This was a vote on a resolution allowing the House of Representatives to bring up financial regulatory reform legislation.
Normally, the House Rules Committee passes a resolution setting a time limit for debate and determining which amendments may be offered to bills. The full House then votes on that resolution. Following passage of the resolution, the chamber begins debate on the underlying bill. House rules, however, prohibit the full House from voting on such a resolution until the day after it passes the Rules Committee. Ordinarily, in order for the House to pass a resolution on the same day it was passed by the committee, it must receive a two-thirds majority vote.
Occasionally, the House circumvents this requirement by passing what is known as a “same-day rule.” A same-day rule is a resolution that waives the two-thirds majority vote requirement, and allows for passage with a simple majority vote. Under this procedure, the House first passes the same-day rule (which waives the two-thirds majority vote requirement). Following the vote on the same day rule, the House then passes the resolution setting a time limit for debate and determining which amendments to the underlying bill. After passing that resolution, the House can begin debate on the underlying bill. Democratic leaders used this “same-day rule” procedure for a conference report [see an explanation of conference reports in the paragraph below] on financial regulatory reform legislation, as well as a separate bill to extend unemployment insurance for laid-off workers.

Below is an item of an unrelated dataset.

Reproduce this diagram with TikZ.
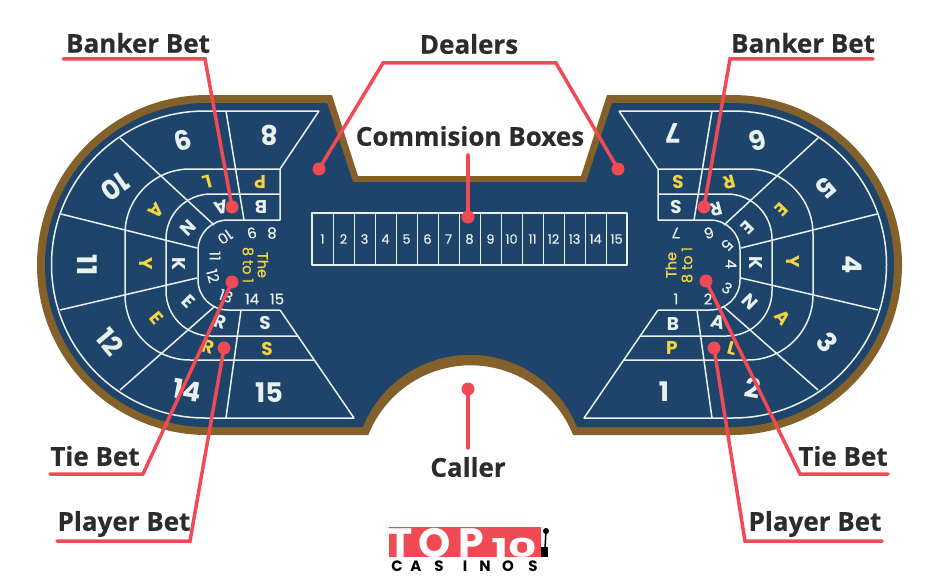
\documentclass[tikz,border=0pt]{standalone}
\usepackage{fontspec}
\setmainfont{Open Sans}[BoldFeatures={FakeBold=0.5}]
\newfontfamily\tablefont{Poppins}[FakeBold=0.4]
\newfontfamily\logofont{Poppins}
\definecolor{tableblue}{HTML}{1E446B}
\definecolor{tablebrown}{HTML}{84612A}
\definecolor{linewhite}{HTML}{E9F1EF}
\definecolor{betyellow}{HTML}{F3D53F}
\definecolor{calloutred}{HTML}{F04A54}
\definecolor{labelgrey}{HTML}{2C2C2C}
\newcommand{\betsidelines}{
    \draw[tableline] (319,111) -- (205,111)
        arc[start angle=-90,end angle=-270,radius=153.5pt] -- (354,418) -- (280,310);
    \draw[tableline] (319,111) -- (280,169) -- (190,169)
        arc[start angle=-90,end angle=-180,radius=65pt] -- (125,295)
        arc[start angle=-180,end angle=-270,radius=65pt] -- (314,360);
    \draw[tableline] (280,194) -- (211,194)
        arc[start angle=-90,end angle=-180,radius=45pt] -- (166,291)
        arc[start angle=-180,end angle=-270,radius=45pt] -- (298,336);
    \draw[tableline] (280,169) -- (280,220) -- (228,220)
        arc[start angle=-90,end angle=-180,radius=30pt] -- (198,280)
        arc[start angle=-180,end angle=-270,radius=30pt] -- (280,310);
    \draw[tableline] (226,111) -- (244,220);
    \draw[tableline] (241,310) -- (226,418);
    \draw[tableline] (120,138) -- (214,225);
    \draw[tableline] (120,390) -- (214,307);
    \draw[tableline] (61,214) -- (197,248);
    \draw[tableline] (60,310) -- (197,278);
}
\begin{document}
\begin{tikzpicture}[
        x=1pt, y=1pt, yscale=-1,
        tableline/.style={draw=linewhite, line width=1.5pt, line join=round},
        bignum/.style={text=linewhite, inner sep=0pt, font=\logofont\bfseries\fontsize{27}{27}\selectfont},
        smallnum/.style={text=linewhite, inner sep=0pt, font=\tablefont\fontsize{15}{15}\selectfont},
        boxnum/.style={text=linewhite, inner sep=0pt, font=\tablefont\fontsize{13}{13}\selectfont},
        whiteletter/.style={text=linewhite, inner sep=0pt, font=\logofont\bfseries\fontsize{18.5}{18.5}\selectfont},
        yellowletter/.style={text=betyellow, inner sep=0pt, font=\logofont\bfseries\fontsize{18.5}{18.5}\selectfont},
        yellowtext/.style={text=betyellow, inner sep=0pt, font=\tablefont\fontsize{14.5}{14.5}\selectfont},
        reddot/.style={circle, fill=calloutred, minimum size=13pt, inner sep=0pt},
        redline/.style={draw=calloutred, line width=3.5pt, line join=miter, line cap=round},
        callout/.style={text=labelgrey, inner sep=0pt, font=\bfseries\fontsize{26}{26}\selectfont},
        logoletter/.style={text=white, inner sep=0pt, anchor=base, font=\logofont\bfseries\fontsize{41}{41}\selectfont},
        logosmall/.style={text=black, inner sep=0pt, font=\logofont\bfseries\fontsize{15}{15}\selectfont},
    ]
    \useasboundingbox (0,0) rectangle (940,578);

    % table
    \fill[tablebrown] (207,95) -- (332,95) -- (358,176) -- (581,176) -- (607,95) -- (732,95)
        arc[start angle=-90,end angle=90,radius=170pt] -- (573,435)
        arc[start angle=-21.5,end angle=-158.5,radius=110pt] -- (207,435)
        arc[start angle=90,end angle=270,radius=170pt] -- cycle;
    \fill[tableblue] (207,103) -- (327,103) -- (353,182) -- (586,182) -- (612,103) -- (732,103)
        arc[start angle=-90,end angle=90,radius=162pt] -- (577,427)
        arc[start angle=-22,end angle=-158,radius=115.5pt] -- (207,427)
        arc[start angle=90,end angle=270,radius=162pt] -- cycle;

    \betsidelines
    \begin{scope}[xshift=938pt, xscale=-1]
        \betsidelines
    \end{scope}

    % commission boxes
    \draw[tableline] (312,213) rectangle (627,265);
    \foreach \n in {1,...,14}
        \draw[tableline, line width=1pt] ({312+21*\n},213) -- ({312+21*\n},265);
    \foreach \n in {1,...,15}
        \node[boxnum] (box\n) at ({301.5+21*\n},239) {\n};

    % left side
    \foreach \x/\y/\r/\t in {269/135/180/8, 183/140/195/9, 115/187/215/10, 87/265/270/11,
            110/342/-50/12, 187/390/-10/14, 269/393/0/15}
        \node[bignum, rotate=\r] (leftbig\t) at (\x,\y) {\t};
    \foreach \x/\y/\r/\t in {252/233/195/9, 272/233/180/8, 225/237/215/10, 215/256/270/11,
            213/276/285/12, 226/296/-20/13, 252/299/0/14, 277/299/0/15}
        \node[smallnum, rotate=\r] (leftsmall\t) at (\x,\y) {\t};
    \foreach \x/\y/\r/\t/\k in {260/182/180/P/1, 207/182/195/L/2, 156/211/225/A/3, 146/264/270/Y/4,
            157/318/-50/E/5, 208/347/-15/R/6, 267/349/0/S/7}
        \node[yellowletter, rotate=\r] (leftyellow\k) at (\x,\y) {\t};
    \foreach \x/\y/\r/\t/\k in {261/207/180/B/1, 221/208/195/A/2, 188/228/225/N/3, 179/264/270/K/4,
            189/301/-45/E/5, 220/322/-15/R/6, 265/323/0/S/7}
        \node[whiteletter, rotate=\r] (leftwhite\k) at (\x,\y) {\t};
    \node[yellowtext, rotate=270] (leftthe) at (263,265) {The};
    \node[yellowtext, rotate=270] (leftodds) at (248,265) {8 to 1};

    % right side
    \foreach \x/\y/\r/\t in {673/133/180/7, 758/140/195/6, 826/188/220/5, 852/265/270/4,
            827/342/-50/3, 753/388/-10/2, 664/392/0/1}
        \node[bignum, rotate=\r] (rightbig\t) at (\x,\y) {\t};
    \foreach \x/\y/\r/\t in {676/233/180/7, 709/233/195/6, 727/245/225/5, 731/264/270/4,
            727/288/-30/3, 708/299/0/2, 676/299/0/1}
        \node[smallnum, rotate=\r] (rightsmall\t) at (\x,\y) {\t};
    \foreach \x/\y/\r/\t/\k in {678/182/180/S/1, 729/182/195/R/2, 782/210/225/E/3, 793/262/270/Y/4,
            783/318/-50/A/5, 732/348/-15/L/6, 672/348/0/P/7}
        \node[yellowletter, rotate=\r] (rightyellow\k) at (\x,\y) {\t};
    \foreach \x/\y/\r/\t/\k in {676/207/180/S/1, 716/209/195/R/2, 748/228/225/E/3, 756/263/270/K/4,
            750/302/-45/N/5, 718/322/-15/A/6, 673/324/0/B/7}
        \node[whiteletter, rotate=\r] (rightwhite\k) at (\x,\y) {\t};
    \node[yellowtext, rotate=90] (rightthe) at (671,265) {The};
    \node[yellowtext, rotate=90] (rightodds) at (687,265) {8 to 1};

    % callouts
    \node[callout] (bankerleft) at (138,43) {Banker Bet};
    \node[callout] (bankerright) at (803,43) {Banker Bet};
    \node[callout] (dealers) at (469,44) {Dealers};
    \node[callout] (boxes) at (470,136) {Commision Boxes};
    \node[callout] (caller) at (468,467) {Caller};
    \node[callout] (tieleft) at (95,456) {Tie Bet};
    \node[callout] (tieright) at (843,456) {Tie Bet};
    \node[callout] (playerleft) at (124,524) {Player Bet};
    \node[callout] (playerright) at (815,524) {Player Bet};

    \node[reddot] (bankerleftdot) at (232,207) {};
    \node[reddot] (bankerrightdot) at (704,207) {};
    \node[reddot] (tieleftdot) at (232,282) {};
    \node[reddot] (tierightdot) at (706,281) {};
    \node[reddot] (playerleftdot) at (224,348) {};
    \node[reddot] (playerrightdot) at (714,348) {};
    \node[reddot] (dealerleftdot) at (319,169) {};
    \node[reddot] (dealerrightdot) at (618,169) {};
    \node[reddot] (boxesdot) at (468,217) {};
    \node[reddot] (callerdot) at (468,389) {};

    \coordinate (bankerleftknee) at (205,59);
    \coordinate (bankerrightknee) at (730,59);
    \coordinate (tieleftknee) at (143,474);
    \coordinate (tierightknee) at (800,474);
    \coordinate (playerleftknee) at (190,541);
    \coordinate (playerrightknee) at (745,541);
    \coordinate (dealerleftknee) at (383,63);
    \coordinate (dealerrightknee) at (556,63);

    \draw[redline] (63,59) -- (bankerleftknee) -- (bankerleftdot.center);
    \draw[redline] (873,59) -- (bankerrightknee) -- (bankerrightdot.center);
    \draw[redline] (50,474) -- (tieleftknee) -- (tieleftdot.center);
    \draw[redline] (888,474) -- (tierightknee) -- (tierightdot.center);
    \draw[redline] (57,541) -- (playerleftknee) -- (playerleftdot.center);
    \draw[redline] (882,541) -- (playerrightknee) -- (playerrightdot.center);
    \draw[redline] (dealerleftdot.center) -- (dealerleftknee) -- (dealerrightknee) -- (dealerrightdot.center);
    \draw[redline] (boxesdot.center) -- (468,155);
    \draw[redline] (callerdot.center) -- (468,448);

    % logo
    \fill[calloutred] (389,527) rectangle (541,557);
    \node[logoletter] (logoT) at (401,557) {T};
    \node[logoletter] (logoO) at (435,557) {O};
    \node[logoletter] (logoP) at (471,557) {P};
    \node[logoletter] (logoten) at (514,557) {\fontsize{26}{26}\selectfont\scalebox{1.7}[1]{10}};
    \foreach \x/\t/\k in {397/C/1, 416/A/2, 439/S/3, 465/I/4, 485/N/5, 508/O/6, 533/S/7}
        \node[logosmall] (logoletter\k) at (\x,566) {\t};
    \fill[black] (546,531) circle (3pt);
    \draw[black, line width=1.5pt] (546,531) -- (545,548);
    \fill[black] (541,547) rectangle (548,557);
\end{tikzpicture}
\end{document}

The House and Senate had passed different versions of financial regulatory reform legislation. When the two Houses of Congress pass different versions of the same bill, a final version is typically negotiated in a conference between a limited number of members of both bodies, and a conference report is developed. That report then must be passed by both Houses before it is sent to the president to be signed into law.
Rep. Lloyd Doggett (D-TX) urged support for the same day rule: “I'm voting `yes' because I stand with working families against big banks, for transparency in the financial markets, with small businesses and family farmers and ranchers for tougher Wall Street oversight, and for progress toward preventing future bank bailouts.”
Rep. Lee Terry (R-NE) criticized the financial reform legislation, arguing it “grants [the federal government] some carte blanche power over the financial markets, not just on Wall Street but on Main Street, too. This bill is going to raise the costs for small business operators and consumers who will use financial institutions.”
The House agreed to the same day rule by a vote of 237-189. 237 Democrats voted “yea.” 175 Republicans and 14 Democrats voted “nay.” As a result, the House was able to bring up a resolution (later that same day) setting a time limit for debate and prohibiting amendments to financial regulatory reform legislation as well as separate legislation extending unemployment insurance for laid-off workers.